__Goal of the exercise__.
All lines from the beginning of the listing through the line with "// Temperature (°C) and weight residue (%)" are to be copied word for word; the pictures are not.
** BEGIN **
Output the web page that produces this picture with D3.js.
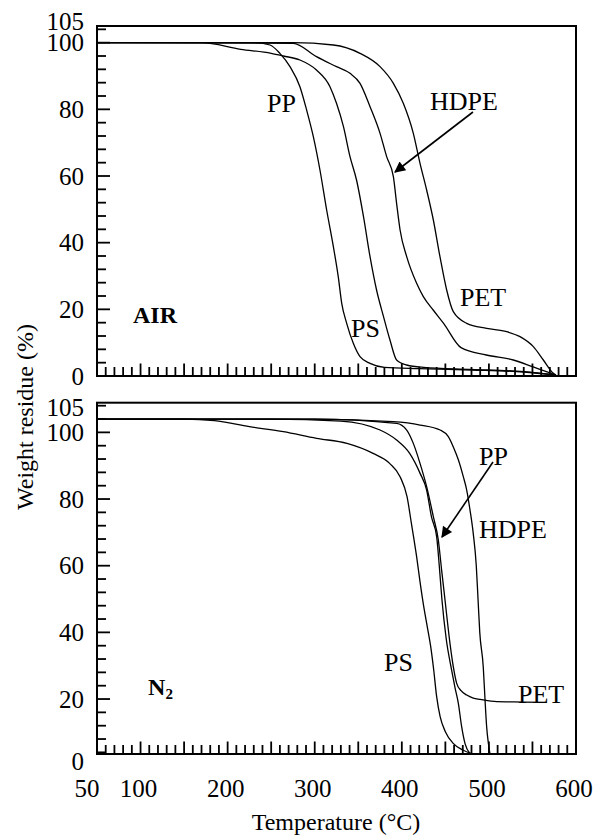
<!DOCTYPE html>
<html>
<head>
<meta charset="utf-8">
<script src="https://cdn.jsdelivr.net/npm/d3@7"></script>
<style>
  body { margin: 0; background: #fff; }
  svg { display: block; }
  text { font-family: "Liberation Serif", "Times New Roman", serif; fill: #000; }
</style>
</head>
<body>
<div id="content"></div>
<script>
// Temperature (°C) and weight residue (%)

// AIR panel
const airPP_T   = [50, 230, 248.6, 260, 271.6, 283, 290.7, 298.4, 306, 313.7, 321.4, 327, 331, 336.7, 344.3, 352, 363.5, 380, 420, 480, 540, 577];
const airPP_W   = [100, 100, 99.3, 96.8, 92.8, 86.8, 79.8, 71.8, 61.8, 49.8, 38.8, 29.8, 21.8, 15.8, 9.8, 5.8, 3.8, 2.6, 2.2, 1.8, 1.2, 0.3];
const airPS_T   = [50, 170, 215, 250, 264, 283, 302, 317.5, 325, 333, 340.5, 348, 356, 363.5, 371, 379, 386.4, 394, 405.6, 425, 480, 540, 577];
const airPS_W   = [100, 100, 98, 96.8, 96, 94.8, 91.8, 86.8, 81.8, 74.8, 65.8, 58.8, 47.8, 35.8, 25.8, 17.8, 10.8, 4.8, 3.3, 2.6, 2, 1.3, 0.3];
const airHDPE_T = [50, 275.4, 302, 325, 340.5, 352, 363.5, 375, 382.6, 390.3, 394, 398, 405.6, 417, 424.7, 436, 448, 468, 497, 528, 550, 566, 577];
const airHDPE_W = [100, 99.8, 95.8, 92.8, 90.8, 87.8, 80.8, 72.8, 65.8, 59.8, 51.8, 43.8, 35.8, 27.8, 23.8, 19.8, 15.8, 8.5, 6.3, 4.8, 2.8, 1.3, 0.3];
const airPET_T  = [50, 275, 321.4, 352, 375, 390.3, 401.7, 413.2, 420.9, 428.5, 436.2, 443.8, 451.5, 459.1, 474.5, 497.4, 520.4, 535.7, 551, 562.5, 574, 577];
const airPET_W  = [100, 100, 99.3, 96.8, 92.8, 87.8, 81.8, 72.8, 63.8, 55.8, 46.8, 35.8, 25.8, 19.3, 15.8, 14.3, 13.3, 11.8, 8.8, 4.8, 0.8, 0.3];

// N2 panel
const n2PS_T   = [50, 150, 185, 225, 264, 302, 337, 367, 386, 398, 406, 411, 417, 421, 425, 429, 433, 436.5, 440, 444, 450, 459, 470, 480];
const n2PS_W   = [104, 104, 103.5, 101.7, 100.2, 98.2, 96.7, 93.7, 90.7, 86.7, 80.7, 72.7, 62.7, 55, 48, 42, 36, 29, 20.7, 14.7, 10.2, 6.7, 4.7, 3.6];
const n2PP_T   = [50, 250, 330, 375, 394, 409, 421, 428.5, 434, 440, 443, 446, 451, 457.2, 461, 464.9, 468.7, 472.5, 478.3];
const n2PP_W   = [104, 104, 103.4, 100.7, 97.7, 93.7, 87.7, 82.7, 74.7, 68.7, 60, 50, 38, 28.7, 23.5, 18.7, 11.7, 6.7, 3.6];
const n2PET_T  = [50, 300, 394, 405.6, 413.2, 420.9, 428.5, 436.2, 441.9, 446, 449.6, 455.3, 459.1, 463, 468, 474.5, 482, 490, 509, 540, 566];
const n2PET_W  = [104, 104, 102.7, 100.7, 96.7, 90.7, 83.7, 74.7, 67.7, 58, 49.7, 36.7, 29.7, 24.7, 22.5, 21.2, 20.3, 19.9, 19.2, 19.1, 19];
const n2HDPE_T = [50, 300, 390, 421, 444, 453.4, 459, 465, 470.6, 474.5, 478.3, 482, 485.5, 487.5, 489.5, 493.5, 495.5, 497.4, 499.5, 501.2];
const n2HDPE_W = [104, 104, 103.2, 102.2, 100.7, 98.7, 95.7, 91.7, 86.7, 82.7, 76.7, 69.7, 60, 50, 40, 29.7, 20, 11.7, 6.5, 3.6];

// ticks
const xMajorTicks = [100, 150, 200, 250, 300, 350, 400, 450, 500, 550];
const xMinorTicks = d3.range(60, 600, 10).filter(v => v % 50 !== 0);
const xLabels = [50, 100, 200, 300, 400, 500, 600];
const yMajorTicks = [0, 20, 40, 60, 80, 100];
const yMinorTicks = d3.range(4, 109, 4).filter(v => v % 20 !== 0);
const yLabels = [0, 20, 40, 60, 80, 100, 105];

// curve labels [T, W, text]
const airLabels = [[245.2, 79.2, "PP"], [432.4, 79.8, "HDPE"], [466.8, 21, "PET"], [341.7, 11.7, "PS"]];
const n2Labels  = [[488.6, 90.2, "PP"], [488.6, 68.3, "HDPE"], [379.5, 28.4, "PS"], [533.4, 18.8, "PET"]];
const airArrow = [[481.7, 79.2], [392.2, 61.2]];
const n2Arrow  = [[504.7, 91.1], [446.1, 68.6]];

const width = 598, height = 836;
const svg = d3.select("#content").append("svg")
  .attr("width", width).attr("height", height);

const x = d3.scaleLinear().domain([50, 600]).range([97, 576]);

svg.append("defs").append("marker")
  .attr("id", "head").attr("viewBox", "0 0 10 10")
  .attr("refX", 9).attr("refY", 5)
  .attr("markerWidth", 15).attr("markerHeight", 11)
  .attr("markerUnits", "userSpaceOnUse")
  .attr("orient", "auto")
  .append("path").attr("d", "M0,0L10,5L0,10Z").attr("fill", "#000");

function panel(frameTop, frameBottom, y, series, labels, arrow, name, sub, nudge105, nudge0) {
  const g = svg.append("g");
  const clipId = "clip" + Math.round(frameTop);
  g.append("clipPath").attr("id", clipId)
    .append("rect").attr("x", 97).attr("y", frameTop).attr("width", 576 - 97).attr("height", frameBottom - frameTop);

  // x ticks (inward, along the bottom)
  g.selectAll(".xmin").data(xMinorTicks).join("line")
    .attr("x1", d => x(d)).attr("x2", d => x(d))
    .attr("y1", frameBottom).attr("y2", frameBottom - 9)
    .attr("stroke", "#000").attr("stroke-width", 1.8);
  g.selectAll(".xmaj").data(xMajorTicks).join("line")
    .attr("x1", d => x(d)).attr("x2", d => x(d))
    .attr("y1", frameBottom).attr("y2", frameBottom - 12.5)
    .attr("stroke", "#000").attr("stroke-width", 1.8);

  // y ticks (inward, along the left)
  const inside = v => y(v) >= frameTop + 2 && y(v) <= frameBottom;
  g.selectAll(".ymin").data(yMinorTicks.filter(inside)).join("line")
    .attr("x1", 97).attr("x2", 106)
    .attr("y1", d => y(d)).attr("y2", d => y(d))
    .attr("stroke", "#000").attr("stroke-width", 1.8);
  g.selectAll(".ymaj").data(yMajorTicks.filter(inside)).join("line")
    .attr("x1", 97).attr("x2", 110)
    .attr("y1", d => y(d)).attr("y2", d => y(d))
    .attr("stroke", "#000").attr("stroke-width", 1.8);

  // y labels
  g.selectAll(".ylab").data(yLabels).join("text")
    .attr("x", 84)
    .attr("y", d => y(d) + (d === 105 ? nudge105 : d === 0 ? nudge0 : 0))
    .attr("text-anchor", "end")
    .attr("dominant-baseline", "central")
    .attr("font-size", 25)
    .text(d => d);

  // curves
  const line = d3.line().x(d => x(d[0])).y(d => y(d[1])).curve(d3.curveMonotoneX);
  g.append("g").attr("clip-path", `url(#${clipId})`)
    .selectAll("path").data(series).join("path")
    .attr("d", s => line(d3.zip(s[0], s[1])))
    .attr("fill", "none").attr("stroke", "#000").attr("stroke-width", 1.3);

  // frame
  g.append("rect")
    .attr("x", 97).attr("y", frameTop)
    .attr("width", 576 - 97).attr("height", frameBottom - frameTop)
    .attr("fill", "none").attr("stroke", "#000").attr("stroke-width", 2);

  // curve labels
  g.selectAll(".clab").data(labels).join("text")
    .attr("x", d => x(d[0])).attr("y", d => y(d[1]))
    .attr("font-size", 26)
    .text(d => d[2]);

  g.append("line")
    .attr("x1", x(arrow[0][0])).attr("y1", y(arrow[0][1]))
    .attr("x2", x(arrow[1][0])).attr("y2", y(arrow[1][1]))
    .attr("stroke", "#000").attr("stroke-width", 1.6)
    .attr("marker-end", "url(#head)");

  const t = g.append("text")
    .attr("x", x(name[0])).attr("y", y(name[1]))
    .attr("font-size", 24).attr("font-weight", "bold")
    .text(name[2]);
  if (sub) t.append("tspan").attr("font-size", 15).attr("dy", 4).text(sub);
}

const yAir = d3.scaleLinear().domain([0, 105]).range([376, 26]);
const yN2  = d3.scaleLinear().domain([0, 105]).range([765.7, 415.7]);

panel(26, 376, yAir,
  [[airPP_T, airPP_W], [airPS_T, airPS_W], [airHDPE_T, airHDPE_W], [airPET_T, airPET_W]],
  airLabels, airArrow, [91.3, 16, "AIR"], null, -5, 0);

panel(402.7, 754, yN2,
  [[n2PS_T, n2PS_W], [n2PP_T, n2PP_W], [n2PET_T, n2PET_W], [n2HDPE_T, n2HDPE_W]],
  n2Labels, n2Arrow, [108.6, 21.2, "N"], "2", -8, -4);

// x labels
svg.selectAll(".xlab").data(xLabels).join("text")
  .attr("x", d => d === 50 ? x(d) - 10 : x(d) - 2)
  .attr("y", 788)
  .attr("text-anchor", "middle")
  .attr("dominant-baseline", "central")
  .attr("font-size", 25)
  .text(d => d);

svg.append("text")
  .attr("x", 336).attr("y", 822)
  .attr("text-anchor", "middle").attr("dominant-baseline", "central")
  .attr("font-size", 24)
  .text("Temperature (°C)");

svg.append("text")
  .attr("transform", "translate(25,417) rotate(-90)")
  .attr("text-anchor", "middle").attr("dominant-baseline", "central")
  .attr("font-size", 24)
  .text("Weight residue (%)");
</script>
</body>
</html>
** END **
__Result of the task__.
Output the web page that produces this picture with D3.js.
<!DOCTYPE html>
<html>
<head>
<meta charset="utf-8">
<script src="https://cdn.jsdelivr.net/npm/d3@7"></script>
<style>
  body { margin: 0; background: #fff; }
  svg { display: block; }
  text { font-family: "Liberation Serif", "Times New Roman", serif; fill: #000; }
</style>
</head>
<body>
<div id="content"></div>
<script>
// Temperature (°C) and weight residue (%)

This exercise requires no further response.